In entrambi i casi (scuola e università), l’autonomia funzionale non è amalgamata con l’autonomia finanziaria, anzi proprio non la prevede se intesa come possibilità per gli enti autonomi di assicurarsi proprie entrate.
L’autonomia finanziaria, si sa, non è riconosciuta agli istituti scolastici e il DM n. 21/ 2007, del Ministro Fioroni (“Determinazione dei parametri e dei criteri per le assegnazioni delle risorse finanziarie alle scuole”), che pure ha potenziato le competenze del fondo d’istituto, e si muove entro i parametri del trasferimento di risorse dal centro alla periferia.

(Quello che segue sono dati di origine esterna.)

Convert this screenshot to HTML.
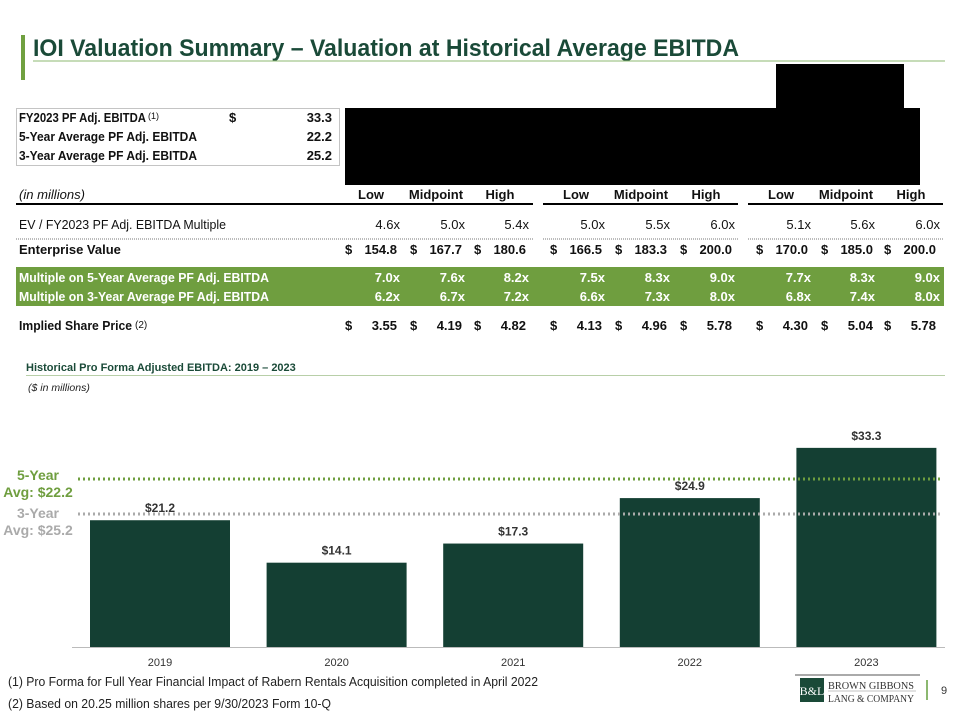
<!DOCTYPE html>
<html><head><meta charset="utf-8"><style>
body{margin:0;background:#fff;}
svg{display:block;font-family:"Liberation Sans",sans-serif;}
</style></head><body>
<svg width="960" height="720" viewBox="0 0 960 720">
<rect x="21" y="35" width="4" height="45" fill="#70a040"/>
<text x="33" y="56" font-size="24" font-weight="bold" fill="#1a4a38" textLength="706" lengthAdjust="spacingAndGlyphs">IOI Valuation Summary – Valuation at Historical Average EBITDA</text>
<line x1="33" y1="61" x2="945" y2="61" stroke="#8cb870" stroke-width="1"/>

<rect x="776" y="64" width="128" height="45" fill="#000"/>
<rect x="345" y="108" width="575" height="77" fill="#000"/>

<g font-size="13" font-weight="bold" fill="#111">
<rect x="16.5" y="108.5" width="323" height="57" fill="none" stroke="#888" stroke-dasharray="1,1"/>
<text x="19" y="122" textLength="127" lengthAdjust="spacingAndGlyphs">FY2023 PF Adj. EBITDA</text><text x="148" y="119" font-size="9" font-weight="normal">(1)</text>
<text x="229" y="122">$</text><text x="332" y="122" text-anchor="end">33.3</text>
<text x="19" y="141" textLength="178" lengthAdjust="spacingAndGlyphs">5-Year Average PF Adj. EBITDA</text><text x="332" y="141" text-anchor="end">22.2</text>
<text x="19" y="160" textLength="178" lengthAdjust="spacingAndGlyphs">3-Year Average PF Adj. EBITDA</text><text x="332" y="160" text-anchor="end">25.2</text>
</g>

<g font-size="13" fill="#111">
<text x="19" y="199" font-style="italic" textLength="66" lengthAdjust="spacingAndGlyphs">(in millions)</text>
<g font-weight="bold" text-anchor="middle">
<text x="371" y="199">Low</text><text x="436" y="199">Midpoint</text><text x="500" y="199">High</text>
<text x="576" y="199">Low</text><text x="641" y="199">Midpoint</text><text x="706" y="199">High</text>
<text x="781" y="199">Low</text><text x="846" y="199">Midpoint</text><text x="911" y="199">High</text>
</g>
<line x1="16" y1="204" x2="533" y2="204" stroke="#000" stroke-width="2"/>
<line x1="543" y1="204" x2="738" y2="204" stroke="#000" stroke-width="2"/>
<line x1="748" y1="204" x2="943" y2="204" stroke="#000" stroke-width="2"/>
<text x="19" y="229" textLength="207" lengthAdjust="spacingAndGlyphs">EV / FY2023 PF Adj. EBITDA Multiple</text>
<g text-anchor="end" id="mult"></g>
<line x1="16" y1="239" x2="533" y2="239" stroke="#777" stroke-dasharray="1,1"/>
<line x1="543" y1="239" x2="738" y2="239" stroke="#777" stroke-dasharray="1,1"/>
<line x1="748" y1="239" x2="943" y2="239" stroke="#777" stroke-dasharray="1,1"/>
<text x="19" y="254" font-weight="bold">Enterprise Value</text>
<g id="ev" font-weight="bold"></g>
<rect x="16" y="267" width="928" height="39" fill="#6f9e3f"/>
<text x="19" y="282" font-weight="bold" fill="#fff" textLength="250" lengthAdjust="spacingAndGlyphs">Multiple on 5-Year Average PF Adj. EBITDA</text>
<text x="19" y="301" font-weight="bold" fill="#fff" textLength="250" lengthAdjust="spacingAndGlyphs">Multiple on 3-Year Average PF Adj. EBITDA</text>
<g id="m5" font-weight="bold" fill="#fff" text-anchor="end"></g>
<g id="m3" font-weight="bold" fill="#fff" text-anchor="end"></g>
<text x="19" y="330" font-weight="bold" textLength="113" lengthAdjust="spacingAndGlyphs">Implied Share Price</text><text x="135" y="328" font-size="10">(2)</text>
<g id="px" font-weight="bold"></g>
</g>

<text x="26" y="371" font-size="11" font-weight="bold" fill="#1a4a38">Historical Pro Forma Adjusted EBITDA: 2019 – 2023</text>
<line x1="26" y1="375.5" x2="945" y2="375.5" stroke="#b8cfa8"/>
<text x="28" y="391" font-size="10.5" font-style="italic" fill="#222">($ in millions)</text>

<g id="chart"></g>

<text x="8" y="686" font-size="12.5" fill="#222" textLength="530" lengthAdjust="spacingAndGlyphs">(1) Pro Forma for Full Year Financial Impact of Rabern Rentals Acquisition completed in April 2022</text>
<text x="8" y="708" font-size="12.5" fill="#222" textLength="323" lengthAdjust="spacingAndGlyphs">(2) Based on 20.25 million shares per 9/30/2023 Form 10-Q</text>

<g>
<line x1="795" y1="675" x2="920" y2="675" stroke="#555"/>
<rect x="800" y="678" width="24" height="24" fill="#1a4a38"/>
<text x="812" y="695" font-size="12" fill="#fff" text-anchor="middle" font-family="Liberation Serif,serif">B&amp;L</text>
<text x="828" y="689" font-size="11" fill="#333" font-family="Liberation Serif,serif" textLength="86" lengthAdjust="spacingAndGlyphs">BROWN GIBBONS</text>
<line x1="828" y1="691" x2="916" y2="691" stroke="#888" stroke-width="0.6"/>
<text x="828" y="702" font-size="11" fill="#333" font-family="Liberation Serif,serif" textLength="86" lengthAdjust="spacingAndGlyphs">LANG &amp; COMPANY</text>
<line x1="927" y1="680" x2="927" y2="700" stroke="#8cb870" stroke-width="2"/>
<text x="944" y="694" font-size="11" fill="#333" text-anchor="middle">9</text>
</g>
</svg>
<script>
const NS='http://www.w3.org/2000/svg';
const multiples=['4.6x','5.0x','5.4x','5.0x','5.5x','6.0x','5.1x','5.6x','6.0x'];
const evValues=['154.8','167.7','180.6','166.5','183.3','200.0','170.0','185.0','200.0'];
const mult5=['7.0x','7.6x','8.2x','7.5x','8.3x','9.0x','7.7x','8.3x','9.0x'];
const mult3=['6.2x','6.7x','7.2x','6.6x','7.3x','8.0x','6.8x','7.4x','8.0x'];
const prices=['3.55','4.19','4.82','4.13','4.96','5.78','4.30','5.04','5.78'];
const years=['2019','2020','2021','2022','2023'];
const ebitda=[21.2,14.1,17.3,24.9,33.3];
const valRight=[397,462,526,602,667,732,808,873,936];
const multRight=[400,465,529,605,670,735,811,875,940];
function t(parent,x,y,s,anchor){const e=document.createElementNS(NS,'text');e.setAttribute('x',x);e.setAttribute('y',y);if(anchor)e.setAttribute('text-anchor',anchor);e.textContent=s;parent.appendChild(e);return e;}
const gm=document.getElementById('mult'),ge=document.getElementById('ev'),g5=document.getElementById('m5'),g3=document.getElementById('m3'),gp=document.getElementById('px');
multiples.forEach((v,i)=>{const e=t(gm,multRight[i],229,v,'end');

});
mult5.forEach((v,i)=>{const e=t(g5,multRight[i],282,v,'end');

});
mult3.forEach((v,i)=>{const e=t(g3,multRight[i],301,v,'end');

});
evValues.forEach((v,i)=>{t(ge,valRight[i]-52,254,'$');const e=t(ge,valRight[i],254,v,'end');

});
prices.forEach((v,i)=>{t(gp,valRight[i]-52,330,'$');const e=t(gp,valRight[i],330,v,'end');

});

const ch=document.getElementById('chart');
const base=647, scale=5.98, x0=160, step=176.6, bw=140;
const yS=v=>base-v*scale;
function mk(tag,attrs){const e=document.createElementNS(NS,tag);for(const k in attrs)e.setAttribute(k,attrs[k]);ch.appendChild(e);return e;}
ebitda.forEach((v,i)=>{const cx=x0+i*step;
const r=mk('rect',{x:cx-bw/2,y:yS(v),width:bw,height:base-yS(v),fill:'#143f33'});


const l=mk('text',{x:cx,y:yS(v)-8,'font-size':12,'font-weight':'bold','fill':'#333','text-anchor':'middle'});l.textContent='$'+v.toFixed(1);


const y=mk('text',{x:cx,y:666,'font-size':11,'fill':'#333','text-anchor':'middle'});y.textContent=years[i];

});
const ax=mk('line',{x1:72,y1:base+0.5,x2:945,y2:base+0.5,stroke:'#bbb'});


const l5=mk('line',{x1:78,y1:479,x2:940,y2:479,stroke:'#6f9e3f','stroke-width':3,'stroke-dasharray':'2,3'});


const l3=mk('line',{x1:78,y1:514,x2:940,y2:514,stroke:'#aaa','stroke-width':3,'stroke-dasharray':'2,3'});


[['5-Year',480,'#6f9e3f'],['Avg: $22.2',497,'#6f9e3f'],['3-Year',518,'#aaa'],['Avg: $25.2',535,'#aaa']].forEach(a=>{const e=mk('text',{x:38,y:a[1],'font-size':14,'font-weight':'bold',fill:a[2],'text-anchor':'middle'});e.textContent=a[0];

});
</script>
</body></html>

Nello stesso modo, l’autonomia finanziaria delle università (legge del ’93) ha comportato la destinazione di finanziamenti sulla base di indicatori e parametri che esplicitano i generali obiettivi strategici fissati dal centro, mentre l’autonomia didattica ha generato una proliferazione dei corsi di laurea (facilitata del sistema dei crediti e dal 3+2).
Per correggere le storture del sistema occorre rivedere il complesso dell’autonomia delle scuole e delle università alla luce del principio di sussidiarietà (non faccia lo Stato ciò che i cittadini possono fare da soli) non contemplato dall’autonomia funzionale se non in senso orizzontale (attribuzione di responsabilità pubbliche alla autorità territorialmente e funzionalmente più vicina ai cittadini).
La sussidiarietà verticale (una funzione deve essere svolta dall’ente che appare più idoneo al suo svolgimento) è la chiave per la riforma dell’autonomia e il suo pieno dispiegamento.
In ambito scolastico il binomio autonomia/sussidiarietà significa: completamento della parità scolastica, nuova governance delle scuole e introduzione del consiglio di amministrazione (o di indirizzo) che estenda le proprie competenze (escluse quelle didattiche) al reperimento di risorse, alla loro gestione oculata, all’assunzione del personale della scuola.
In ambito universitario, la figura del direttore generale e quella di un consiglio di amministrazione più snello, previsti dalla riforma Gelmini, ci sembra vadano nella direzione dell’auspicata sintesi.
Non sempre rivedere l’autonomia significa minarne i fondamenti. Anzi.